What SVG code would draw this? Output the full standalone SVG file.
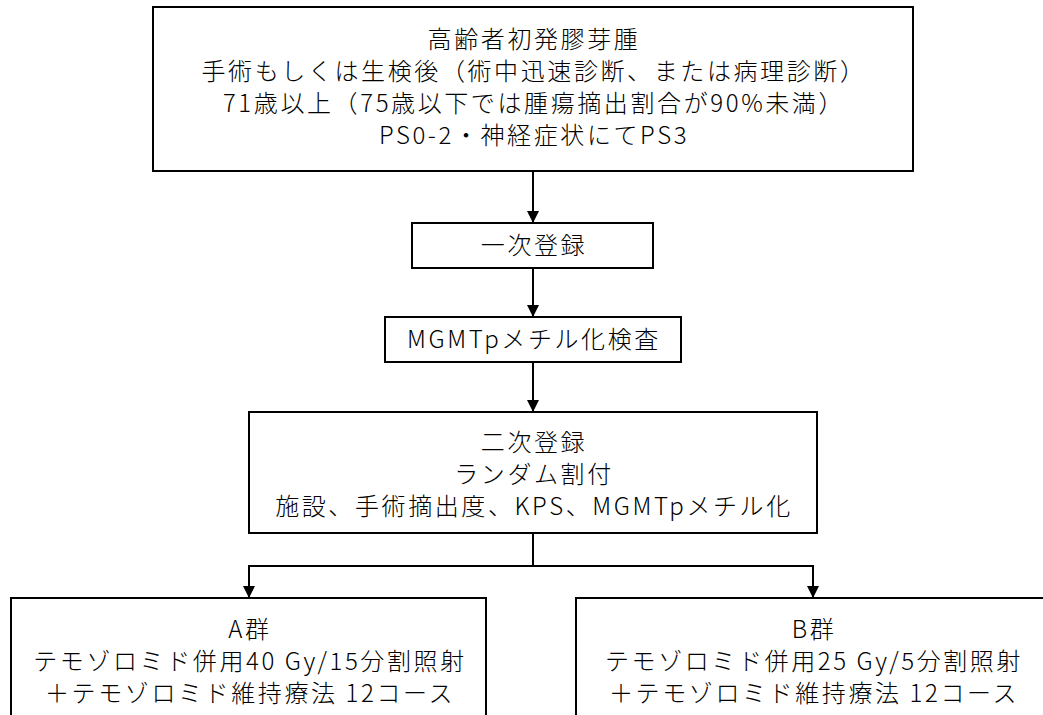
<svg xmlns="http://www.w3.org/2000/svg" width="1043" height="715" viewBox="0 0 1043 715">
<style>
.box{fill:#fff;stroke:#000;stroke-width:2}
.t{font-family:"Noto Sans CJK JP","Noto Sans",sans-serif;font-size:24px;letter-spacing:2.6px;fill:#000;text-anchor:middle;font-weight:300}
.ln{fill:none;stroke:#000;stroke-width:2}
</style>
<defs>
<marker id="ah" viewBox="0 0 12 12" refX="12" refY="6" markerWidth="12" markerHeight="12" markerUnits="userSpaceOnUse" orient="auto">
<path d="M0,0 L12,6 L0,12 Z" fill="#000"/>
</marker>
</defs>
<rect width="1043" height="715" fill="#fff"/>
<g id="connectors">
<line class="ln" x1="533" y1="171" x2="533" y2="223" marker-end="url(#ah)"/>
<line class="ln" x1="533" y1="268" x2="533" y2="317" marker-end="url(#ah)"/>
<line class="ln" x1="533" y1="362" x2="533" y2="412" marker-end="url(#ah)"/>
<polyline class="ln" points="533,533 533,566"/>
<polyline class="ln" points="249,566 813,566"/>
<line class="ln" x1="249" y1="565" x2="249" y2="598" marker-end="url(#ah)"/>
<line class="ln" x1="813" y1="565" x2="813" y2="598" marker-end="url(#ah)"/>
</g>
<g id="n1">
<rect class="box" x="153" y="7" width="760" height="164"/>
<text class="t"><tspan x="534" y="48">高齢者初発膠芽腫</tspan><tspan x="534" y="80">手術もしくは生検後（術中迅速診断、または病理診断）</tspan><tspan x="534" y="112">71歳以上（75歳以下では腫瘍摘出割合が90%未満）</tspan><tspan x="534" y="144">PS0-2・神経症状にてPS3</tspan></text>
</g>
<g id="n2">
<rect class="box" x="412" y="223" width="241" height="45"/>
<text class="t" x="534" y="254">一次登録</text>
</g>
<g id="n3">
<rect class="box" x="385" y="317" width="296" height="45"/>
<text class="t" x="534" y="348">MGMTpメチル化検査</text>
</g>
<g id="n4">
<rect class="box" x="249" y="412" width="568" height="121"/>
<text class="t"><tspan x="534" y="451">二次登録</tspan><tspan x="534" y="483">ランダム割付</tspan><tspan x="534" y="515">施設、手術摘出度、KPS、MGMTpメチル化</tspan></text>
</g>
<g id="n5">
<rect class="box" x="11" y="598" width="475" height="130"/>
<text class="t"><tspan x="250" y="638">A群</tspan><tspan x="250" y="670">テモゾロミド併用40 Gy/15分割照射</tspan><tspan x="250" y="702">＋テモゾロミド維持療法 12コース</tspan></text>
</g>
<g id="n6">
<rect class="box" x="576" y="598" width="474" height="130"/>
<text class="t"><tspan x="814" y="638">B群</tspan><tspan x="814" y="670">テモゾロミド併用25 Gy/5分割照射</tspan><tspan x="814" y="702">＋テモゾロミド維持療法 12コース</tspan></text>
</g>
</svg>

---

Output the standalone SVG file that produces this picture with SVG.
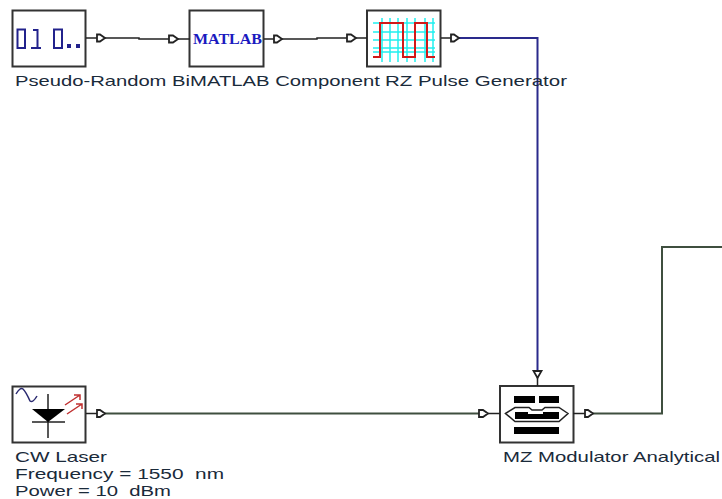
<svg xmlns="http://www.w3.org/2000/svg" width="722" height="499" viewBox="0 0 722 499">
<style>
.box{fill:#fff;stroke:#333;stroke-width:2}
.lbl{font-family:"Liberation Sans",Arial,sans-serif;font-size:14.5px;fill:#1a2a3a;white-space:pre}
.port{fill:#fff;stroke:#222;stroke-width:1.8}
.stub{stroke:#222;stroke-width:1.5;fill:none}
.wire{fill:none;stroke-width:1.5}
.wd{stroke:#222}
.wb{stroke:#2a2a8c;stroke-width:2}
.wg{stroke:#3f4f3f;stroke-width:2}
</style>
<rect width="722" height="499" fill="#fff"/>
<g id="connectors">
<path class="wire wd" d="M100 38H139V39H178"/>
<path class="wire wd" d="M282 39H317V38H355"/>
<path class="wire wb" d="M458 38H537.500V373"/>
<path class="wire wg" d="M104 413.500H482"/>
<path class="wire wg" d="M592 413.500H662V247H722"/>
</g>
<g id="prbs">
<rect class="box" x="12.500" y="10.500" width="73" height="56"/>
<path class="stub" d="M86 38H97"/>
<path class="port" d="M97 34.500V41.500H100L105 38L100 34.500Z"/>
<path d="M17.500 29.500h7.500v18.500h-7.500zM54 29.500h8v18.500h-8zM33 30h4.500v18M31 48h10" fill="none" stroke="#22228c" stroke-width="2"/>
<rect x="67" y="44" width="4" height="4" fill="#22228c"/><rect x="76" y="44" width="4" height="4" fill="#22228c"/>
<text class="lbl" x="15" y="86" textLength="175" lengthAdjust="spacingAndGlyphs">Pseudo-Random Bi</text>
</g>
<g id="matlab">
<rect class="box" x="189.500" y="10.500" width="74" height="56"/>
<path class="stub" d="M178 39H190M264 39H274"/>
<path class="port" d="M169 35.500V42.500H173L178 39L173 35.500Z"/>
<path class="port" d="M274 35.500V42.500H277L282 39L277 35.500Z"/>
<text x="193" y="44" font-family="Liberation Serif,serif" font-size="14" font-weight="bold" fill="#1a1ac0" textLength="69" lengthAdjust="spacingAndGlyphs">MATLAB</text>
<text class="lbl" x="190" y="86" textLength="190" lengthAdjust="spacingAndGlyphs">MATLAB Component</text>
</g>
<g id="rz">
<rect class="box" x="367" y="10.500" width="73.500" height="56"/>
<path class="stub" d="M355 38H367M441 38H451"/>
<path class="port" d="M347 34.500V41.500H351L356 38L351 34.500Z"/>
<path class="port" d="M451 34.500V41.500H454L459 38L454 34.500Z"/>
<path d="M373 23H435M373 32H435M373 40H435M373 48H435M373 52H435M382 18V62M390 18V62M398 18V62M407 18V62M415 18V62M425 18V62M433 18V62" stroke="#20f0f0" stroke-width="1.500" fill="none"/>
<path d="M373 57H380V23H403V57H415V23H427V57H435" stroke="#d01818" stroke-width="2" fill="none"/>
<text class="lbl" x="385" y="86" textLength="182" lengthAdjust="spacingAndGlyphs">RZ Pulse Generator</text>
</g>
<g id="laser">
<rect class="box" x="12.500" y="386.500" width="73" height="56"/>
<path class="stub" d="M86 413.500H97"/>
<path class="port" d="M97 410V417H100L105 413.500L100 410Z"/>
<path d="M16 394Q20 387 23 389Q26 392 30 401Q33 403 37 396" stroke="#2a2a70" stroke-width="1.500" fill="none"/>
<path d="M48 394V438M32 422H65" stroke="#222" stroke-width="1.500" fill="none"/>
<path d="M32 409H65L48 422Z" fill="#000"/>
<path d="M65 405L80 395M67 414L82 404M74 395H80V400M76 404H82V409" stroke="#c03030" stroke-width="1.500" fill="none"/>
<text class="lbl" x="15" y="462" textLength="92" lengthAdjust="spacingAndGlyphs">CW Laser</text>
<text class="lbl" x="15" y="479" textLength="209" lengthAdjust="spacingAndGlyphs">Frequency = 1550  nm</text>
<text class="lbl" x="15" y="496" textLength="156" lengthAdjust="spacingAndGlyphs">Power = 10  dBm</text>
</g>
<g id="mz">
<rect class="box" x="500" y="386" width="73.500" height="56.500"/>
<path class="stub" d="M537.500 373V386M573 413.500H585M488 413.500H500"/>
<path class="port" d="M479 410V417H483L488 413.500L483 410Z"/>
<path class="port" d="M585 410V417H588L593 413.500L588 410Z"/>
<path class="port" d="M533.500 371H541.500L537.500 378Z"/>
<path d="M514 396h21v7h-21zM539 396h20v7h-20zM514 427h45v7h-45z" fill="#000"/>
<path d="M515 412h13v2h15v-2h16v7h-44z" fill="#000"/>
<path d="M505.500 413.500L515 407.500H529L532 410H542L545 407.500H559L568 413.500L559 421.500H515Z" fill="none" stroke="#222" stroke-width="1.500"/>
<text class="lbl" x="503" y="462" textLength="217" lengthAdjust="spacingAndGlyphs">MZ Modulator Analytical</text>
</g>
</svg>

...

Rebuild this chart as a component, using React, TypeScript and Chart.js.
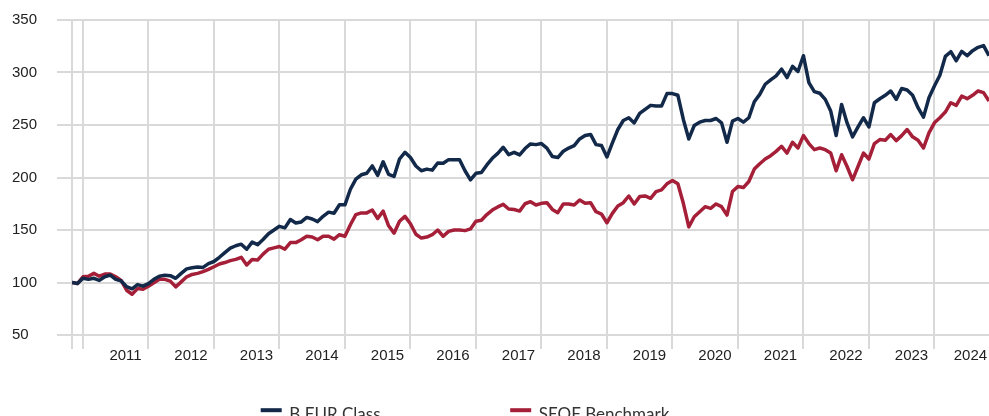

What to work on
Every line above that contains the word "file" should be reported.

Result of this task
What SVG code would draw this? Output the full standalone SVG file.
Output the standalone SVG file that produces this picture with SVG.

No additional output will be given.